“Everything went according to plan,” Kurti said following the election. “We won, and this is confirmation of a good, prosperous and democratic government.”
Previously a province of Serbia, Kosovo declared independence in 2008 following a brutal civil war in the 1990s between Serbs and Albanians in the former Yugoslavia. Self-Determination (VVL) was the first party to have served its full-four year term in government in the capital Pristina, after winning 50.3 percent of votes in 2021.
Now, however, VVL will need to find a coalition partner if it hopes to continue in power — which could prove a challenge, given Kurti’s pro-Albanian nationalism and the need for compromise to break Kosovo’s international isolation.
Not to mention the prime minister’s salty language regarding the opposition, whom he described as “monsters.”

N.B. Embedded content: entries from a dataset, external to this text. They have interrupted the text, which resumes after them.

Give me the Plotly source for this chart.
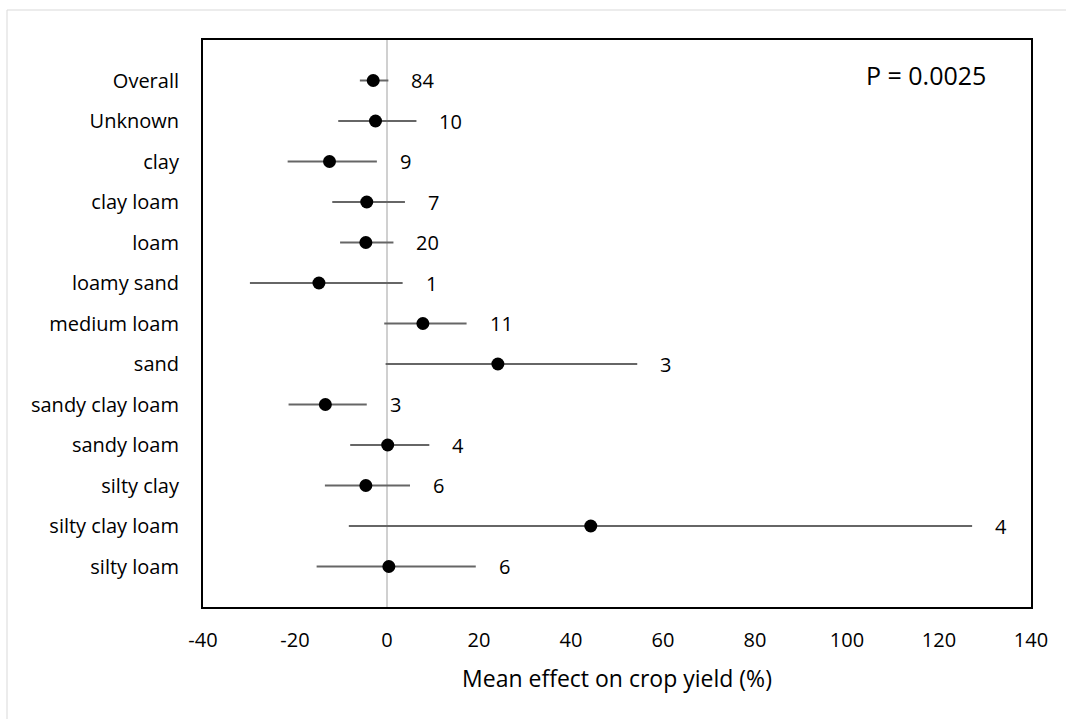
import plotly.graph_objects as go

categories = ["Overall", "Unknown", "clay", "clay loam", "loam", "loamy sand",
              "medium loam", "sand", "sandy clay loam", "sandy loam", "silty clay",
              "silty clay loam", "silty loam"]
mean_effect = [-3.0, -2.5, -12.5, -4.4, -4.6, -14.8, 7.8, 24.1, -13.4, 0.15, -4.6, 44.3, 0.4]
ci_lower = [-5.9, -10.6, -21.6, -11.9, -10.2, -29.8, -0.6, -0.3, -21.4, -8.0, -13.5, -8.3, -15.3]
ci_upper = [0.3, 6.4, -2.2, 3.9, 1.4, 3.4, 17.3, 54.4, -4.4, 9.2, 5.0, 127.2, 19.3]
n_studies = [84, 10, 9, 7, 20, 1, 11, 3, 3, 4, 6, 4, 6]
x_ticks = [-40, -20, 0, 20, 40, 60, 80, 100, 120, 140]
p_text = "P = 0.0025"

FONT = "Open Sans"

fig = go.Figure()
fig.add_trace(go.Scatter(
    x=mean_effect, y=categories, mode="markers",
    marker=dict(color="black", size=13),
    error_x=dict(type="data", symmetric=False,
                 array=[u - m for u, m in zip(ci_upper, mean_effect)],
                 arrayminus=[m - l for m, l in zip(mean_effect, ci_lower)],
                 color="#666666", thickness=2, width=0),
    showlegend=False, hoverinfo="skip",
))

for cat, up, n in zip(categories, ci_upper, n_studies):
    fig.add_annotation(x=up, y=cat, text=str(n), showarrow=False,
                       xanchor="left", yanchor="middle", xshift=21,
                       font=dict(family=FONT, size=20, color="black"))

fig.add_annotation(x=0.873, y=0.938, xref="paper", yref="paper", text=p_text,
                   showarrow=False, xanchor="center", yanchor="middle",
                   font=dict(family=FONT, size=25, color="black"))

# light outer chart border (Excel chart area)
fig.add_shape(type="rect", xref="paper", yref="paper",
              x0=-0.2367, x1=1.2, y0=-0.4, y1=1.0529,
              line=dict(color="#d9d9d9", width=1), layer="below")

fig.update_layout(
    width=1066, height=719,
    margin=dict(l=203, r=35, t=40, b=112),
    paper_bgcolor="white", plot_bgcolor="white",
    font=dict(family=FONT, size=20, color="black"),
    xaxis=dict(range=[-40, 140], tickvals=x_ticks, ticktext=[str(t) for t in x_ticks],
               showgrid=False, zeroline=True, zerolinecolor="#d0d0d0", zerolinewidth=2,
               showline=True, linecolor="black", linewidth=2, mirror=True,
               ticks="", ticklabelstandoff=14,
               title=dict(text="Mean effect on crop yield (%)", standoff=19,
                          font=dict(family=FONT, size=23, color="black"))),
    yaxis=dict(type="category", categoryorder="array", categoryarray=categories,
               range=[13, -1], showgrid=False, zeroline=False,
               showline=True, linecolor="black", linewidth=2, mirror=True,
               ticks="", ticklabelstandoff=18),
)

fig.write_html("out.html")
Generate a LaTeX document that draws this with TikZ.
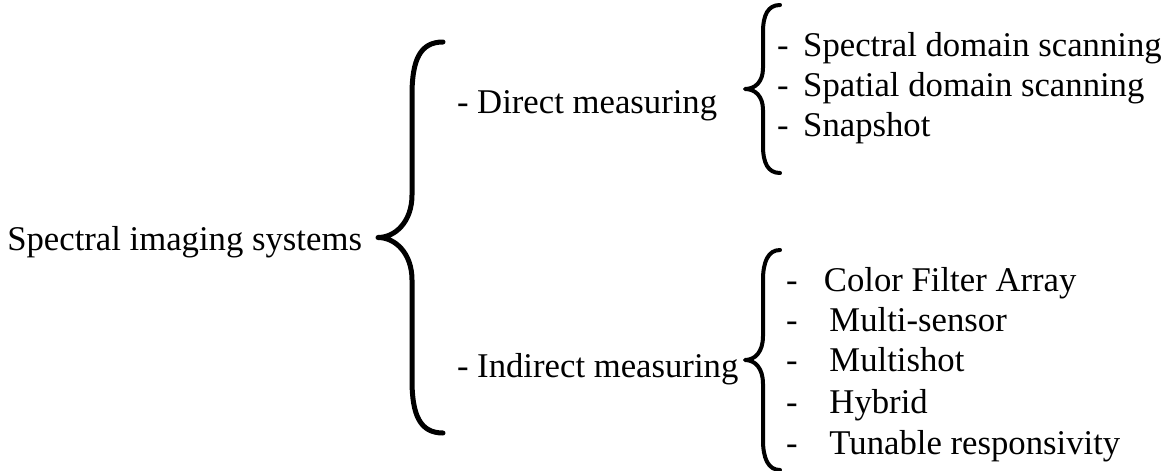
\documentclass[tikz,border=0pt]{standalone}
\usepackage{fontspec}
\setmainfont{Liberation Serif}
\begin{document}
\begin{tikzpicture}[x=1pt,y=-1pt,
  lbl/.style={anchor=base west,inner sep=0pt,outer sep=0pt,
    font=\fontsize{34.7}{40}\selectfont},
  bigbrace/.style={line width=5pt,line cap=round,line join=round},
  smallbrace/.style={line width=4pt,line cap=round,line join=round}]
\useasboundingbox (0,0) rectangle (1167,471);

% root label
\node[lbl] (root) at (7.3,250) {Spectral imaging systems};

% main brace
\draw[bigbrace] (443,42) .. controls (420,42) and (412,60) .. (412,95)
  -- (412,195) .. controls (412,222) and (395,237.5) .. (378,237.5)
  .. controls (395,237.5) and (412,253) .. (412,280)
  -- (412,380) .. controls (412,415) and (420,433) .. (443,433);

% second level
\node[lbl] (direct) at (457,113) {- Direct measuring};
\node[lbl] (indirect) at (457,377) {- Indirect measuring};

% brace for direct measuring
\draw[smallbrace] (780,5) .. controls (768,5) and (763,15) .. (763,32)
  -- (763,68) .. controls (763,82) and (755,89) .. (745,89)
  .. controls (755,89) and (763,96) .. (763,110)
  -- (763,146) .. controls (763,163) and (768,173) .. (780,173);

\node[lbl] (d1) at (777,56) {-\hspace{14.7pt}Spectral domain scanning};
\node[lbl] (d2) at (777,96) {-\hspace{14.7pt}Spatial domain scanning};
\node[lbl] (d3) at (777,136) {-\hspace{14.7pt}Snapshot};

% brace for indirect measuring
\draw[smallbrace] (780,250) .. controls (768,250) and (763,262) .. (763,280)
  -- (763,336) .. controls (763,352) and (755,360) .. (745,360)
  .. controls (755,360) and (763,368) .. (763,384)
  -- (763,440) .. controls (763,458) and (768,470) .. (780,470);

\node[lbl] (i1) at (786,291) {-\hspace{26.4pt}Color Filter Array};
\node[lbl] (i2) at (786,331) {-\hspace{31.9pt}Multi-sensor};
\node[lbl] (i3) at (786,371) {-\hspace{31.9pt}Multishot};
\node[lbl] (i4) at (786,413) {-\hspace{31.9pt}Hybrid};
\node[lbl] (i5) at (786,454) {-\hspace{31.9pt}Tunable responsivity};
\end{tikzpicture}
\end{document}
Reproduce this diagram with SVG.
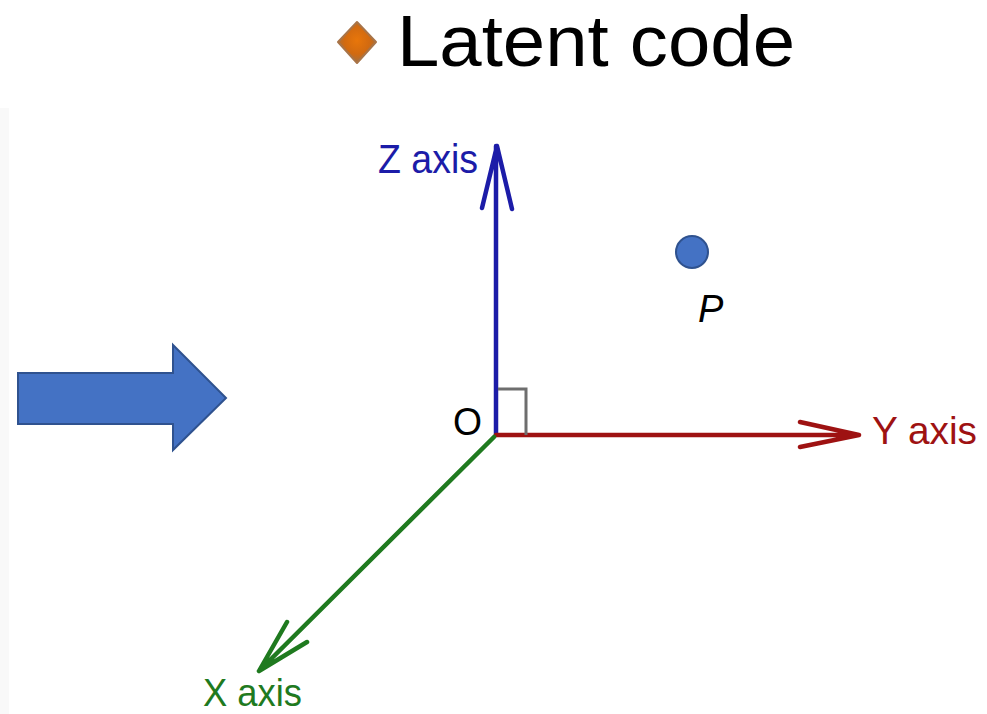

“There has never been more war than against this government,” Kurti said following the election. “With oligarchs who give money without accounting, and with the opposition who make deals even with the devil against our government. Even though they have lost again, they will remain an opposition, because they do not want the best for either the state or the people.”
Since 2021, Kurti has pressed the ethnic Serb community in Kosovo’s north, which numbers up to 50,000 people out of Kosovo’s 1.6 million population, to accept Pristina’s authority. That has included shutting down Serbian banks and parallel governance institutions in the enclave and forcing Serbs to put Kosovar license plates on their vehicles.